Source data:
★ ★ ★ ★ ★
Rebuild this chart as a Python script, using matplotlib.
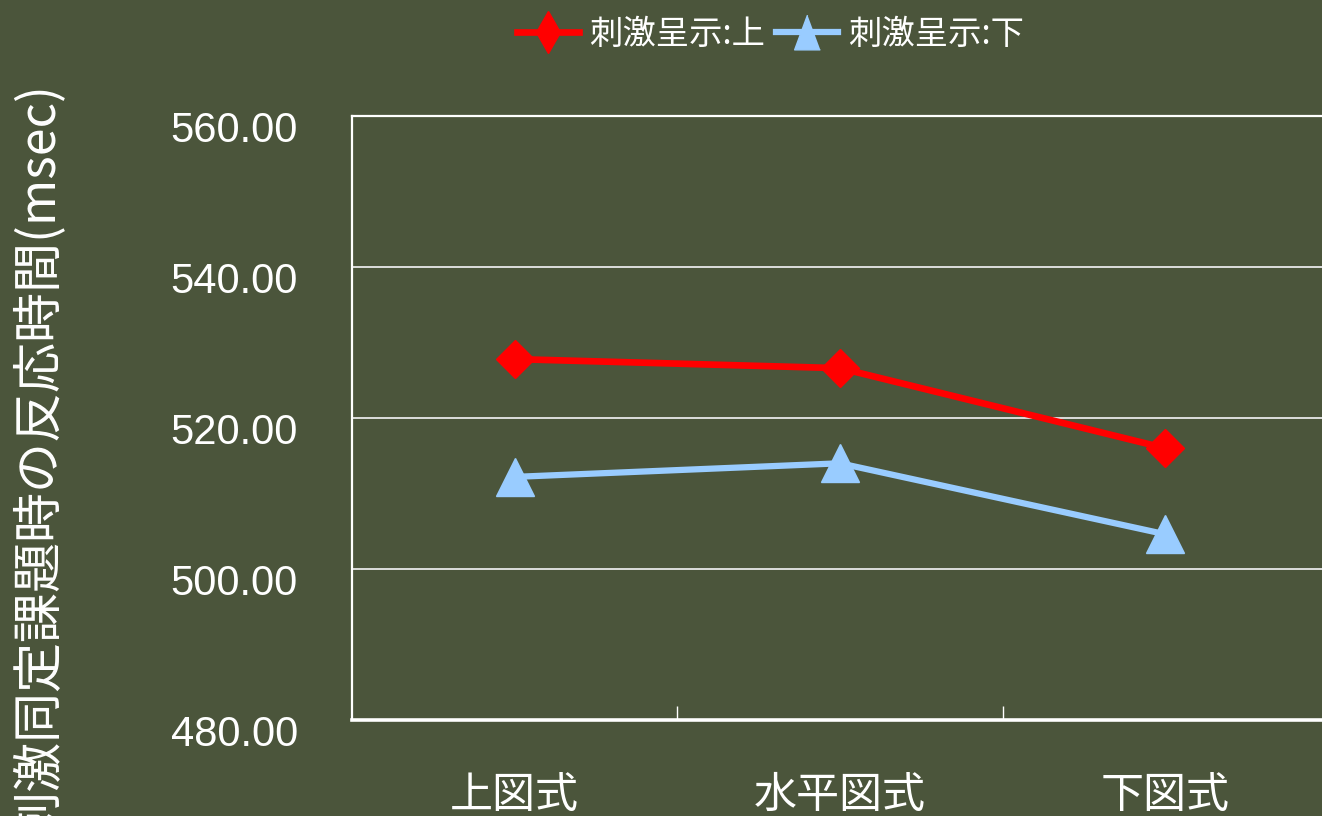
import matplotlib
matplotlib.use("Agg")
import matplotlib.pyplot as plt
import matplotlib.transforms as mtransforms
from matplotlib.lines import Line2D

# data
categories = ["上図式", "水平図式", "下図式"]
upper = [527.8, 526.6, 516.0]   # 刺激呈示:上
lower = [512.2, 514.0, 504.6]   # 刺激呈示:下
yticks = [480, 500, 520, 540, 560]
series_names = ["刺激呈示:上", "刺激呈示:下"]
ylabel = "刺激同定課題時の反応時間(msec)"

bg = "#4B553B"
red = "#FF0000"
blue = "#99CCFF"
jp = ["Noto Sans CJK JP", "DejaVu Sans"]

fig = plt.figure(figsize=(13.22, 8.16), dpi=100)
fig.patch.set_facecolor(bg)
ax = fig.add_axes([352 / 1322, 96 / 816, 976 / 1322, 604 / 816])
ax.set_facecolor(bg)

x = list(range(len(categories)))
ax.plot(x, upper, color=red, lw=4.8, marker="D", ms=19.5, mec=red, mew=1,
        solid_joinstyle="round", zorder=3)
ax.plot(x, lower, color=blue, lw=4.5, marker="^", ms=27, mec=blue, mew=1,
        solid_joinstyle="round", zorder=3)

ax.set_xlim(-0.5, 2.5)
ax.set_ylim(480, 560)
ax.set_yticks(yticks)
ax.set_yticklabels([f"{v:.2f}" for v in yticks], fontfamily="Liberation Sans",
                   fontsize=30, color="white")
ax.tick_params(axis="y", length=0, pad=39)
ax.grid(axis="y", color="#E8E8E8", lw=1.3)
ax.set_axisbelow(True)

# labels sit a bit under their gridlines in the reference
off = mtransforms.ScaledTranslation(0, -11 / 100, fig.dpi_scale_trans)
for lab in ax.get_yticklabels():
    lab.set_transform(lab.get_transform() + off)

ax.set_xticks(x)
ax.set_xticklabels(categories, fontfamily=jp, fontsize=31, color="white")
ax.tick_params(axis="x", which="major", length=0, pad=39)
ax.set_xticks([0.5, 1.5], minor=True)
ax.tick_params(axis="x", which="minor", direction="in", length=10,
               width=1, color="white")

for side in ["left", "top", "right"]:
    ax.spines[side].set_color("white")
    ax.spines[side].set_linewidth(1.6)
ax.spines["bottom"].set_color("white")
ax.spines["bottom"].set_linewidth(2.6)

# the reference crops this label at the bottom edge too
fig.text(40 / 1322, 1 - 462 / 816, ylabel, rotation=90, ha="center",
         va="center", color="white", fontsize=36, fontfamily=jp)

tri = [(0, 1), (-0.74, -1), (0.74, -1)]
handles = [
    Line2D([], [], color=red, lw=4.8, marker="d", ms=21, mec=red),
    Line2D([], [], color=blue, lw=4.5, marker=tri, ms=25, mec=blue),
]
leg = fig.legend(handles, series_names, loc="center left",
                 bbox_to_anchor=(517 / 1322, 1 - 34 / 816), ncol=2,
                 frameon=False, handlelength=1.85, handletextpad=0.3,
                 columnspacing=0.35, borderpad=0, borderaxespad=0,
                 prop={"family": jp, "size": 24})
for t in leg.get_texts():
    t.set_color("white")

fig.savefig("out.png", dpi=100, facecolor=bg)
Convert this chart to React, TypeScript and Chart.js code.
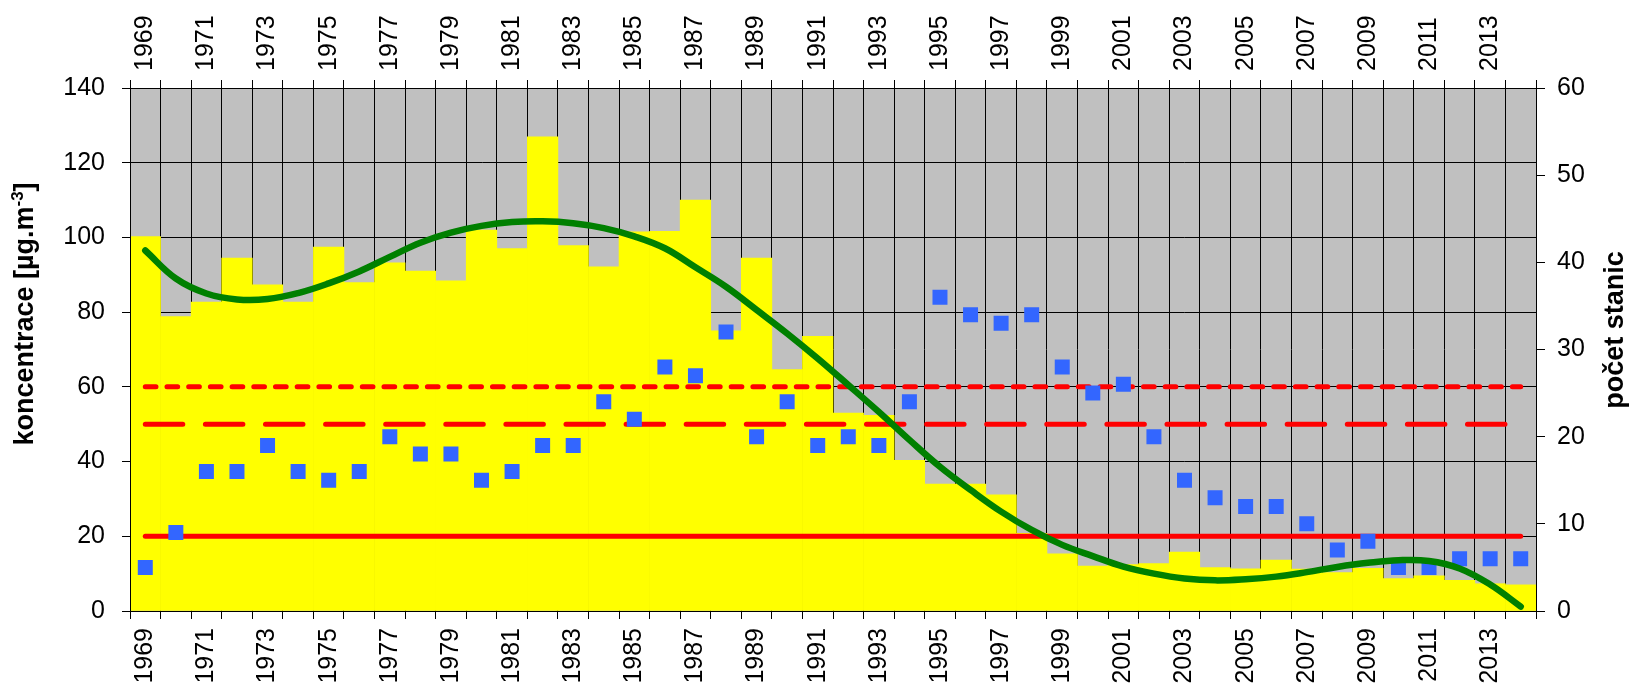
★ ★ ★ ★ ★
Quote the material word for word, dropping any images it holds.

Rebuild this chart as a Python script, using matplotlib.
import matplotlib
matplotlib.use("Agg")
import matplotlib.pyplot as plt
import matplotlib.transforms as mtransforms
from matplotlib.lines import Line2D

# data
categories = ["上図式", "水平図式", "下図式"]
upper = [527.8, 526.6, 516.0]   # 刺激呈示:上
lower = [512.2, 514.0, 504.6]   # 刺激呈示:下
yticks = [480, 500, 520, 540, 560]
series_names = ["刺激呈示:上", "刺激呈示:下"]
ylabel = "刺激同定課題時の反応時間(msec)"

bg = "#4B553B"
red = "#FF0000"
blue = "#99CCFF"
jp = ["Noto Sans CJK JP", "DejaVu Sans"]

fig = plt.figure(figsize=(13.22, 8.16), dpi=100)
fig.patch.set_facecolor(bg)
ax = fig.add_axes([352 / 1322, 96 / 816, 976 / 1322, 604 / 816])
ax.set_facecolor(bg)

x = list(range(len(categories)))
ax.plot(x, upper, color=red, lw=4.8, marker="D", ms=19.5, mec=red, mew=1,
        solid_joinstyle="round", zorder=3)
ax.plot(x, lower, color=blue, lw=4.5, marker="^", ms=27, mec=blue, mew=1,
        solid_joinstyle="round", zorder=3)

ax.set_xlim(-0.5, 2.5)
ax.set_ylim(480, 560)
ax.set_yticks(yticks)
ax.set_yticklabels([f"{v:.2f}" for v in yticks], fontfamily="Liberation Sans",
                   fontsize=30, color="white")
ax.tick_params(axis="y", length=0, pad=39)
ax.grid(axis="y", color="#E8E8E8", lw=1.3)
ax.set_axisbelow(True)

# labels sit a bit under their gridlines in the reference
off = mtransforms.ScaledTranslation(0, -11 / 100, fig.dpi_scale_trans)
for lab in ax.get_yticklabels():
    lab.set_transform(lab.get_transform() + off)

ax.set_xticks(x)
ax.set_xticklabels(categories, fontfamily=jp, fontsize=31, color="white")
ax.tick_params(axis="x", which="major", length=0, pad=39)
ax.set_xticks([0.5, 1.5], minor=True)
ax.tick_params(axis="x", which="minor", direction="in", length=10,
               width=1, color="white")

for side in ["left", "top", "right"]:
    ax.spines[side].set_color("white")
    ax.spines[side].set_linewidth(1.6)
ax.spines["bottom"].set_color("white")
ax.spines["bottom"].set_linewidth(2.6)

# the reference crops this label at the bottom edge too
fig.text(40 / 1322, 1 - 462 / 816, ylabel, rotation=90, ha="center",
         va="center", color="white", fontsize=36, fontfamily=jp)

tri = [(0, 1), (-0.74, -1), (0.74, -1)]
handles = [
    Line2D([], [], color=red, lw=4.8, marker="d", ms=21, mec=red),
    Line2D([], [], color=blue, lw=4.5, marker=tri, ms=25, mec=blue),
]
leg = fig.legend(handles, series_names, loc="center left",
                 bbox_to_anchor=(517 / 1322, 1 - 34 / 816), ncol=2,
                 frameon=False, handlelength=1.85, handletextpad=0.3,
                 columnspacing=0.35, borderpad=0, borderaxespad=0,
                 prop={"family": jp, "size": 24})
for t in leg.get_texts():
    t.set_color("white")

fig.savefig("out.png", dpi=100, facecolor=bg)
Convert this chart to React, TypeScript and Chart.js code.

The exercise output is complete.